Abstract

From his first reflections on advertising as a ‘magical institution’ in 1952 to his last writings on ‘The Brain and Media’ in 1978, Marshall McLuhan was reproached for his utopian view of media technologies as the ‘extensions of man’ and for his failure to understand the new, more formidable rhetorical powers of the electric mass media. These criticisms are not entirely unjust.

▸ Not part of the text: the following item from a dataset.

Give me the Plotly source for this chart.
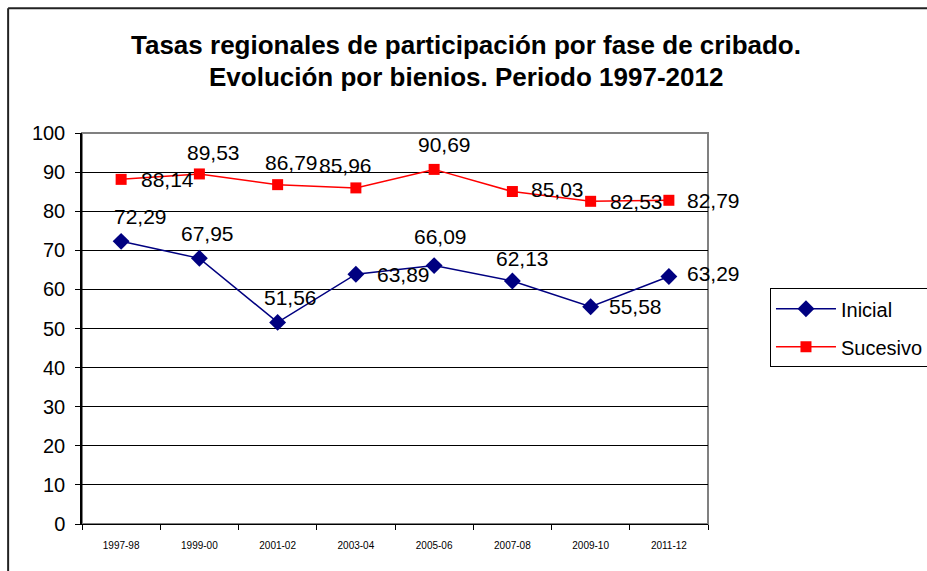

At times McLuhan does seem to view media machines as vehicles of flight into a ‘cosmic harmony’ that ‘transcends space and time’. But for all his ‘delirious tribal optimism’ (Baudrillard), McLuhan also understood that the global village or ‘global theatre’ has become a theatre of war, a staging area for ‘colossal violence’ and ‘maximal conflict’. In order to shed new light on this darker, more radical vision of the mass media set forth by McLuhan, this article explores his decisive – but largely unacknowledged – contribution to radical media studies today, especially to the work of Paul Virilio, Friedrich Kittler and others concerned with the alliance of war, media and information in modern society. After some reflections on McLuhan's ‘mosaic’ approach to the media ecology and his view of media as the extensions of man, I examine three modulations of his most infamous aphorism: the medium is the message; the medium is the massage; and the medium is the mass-age.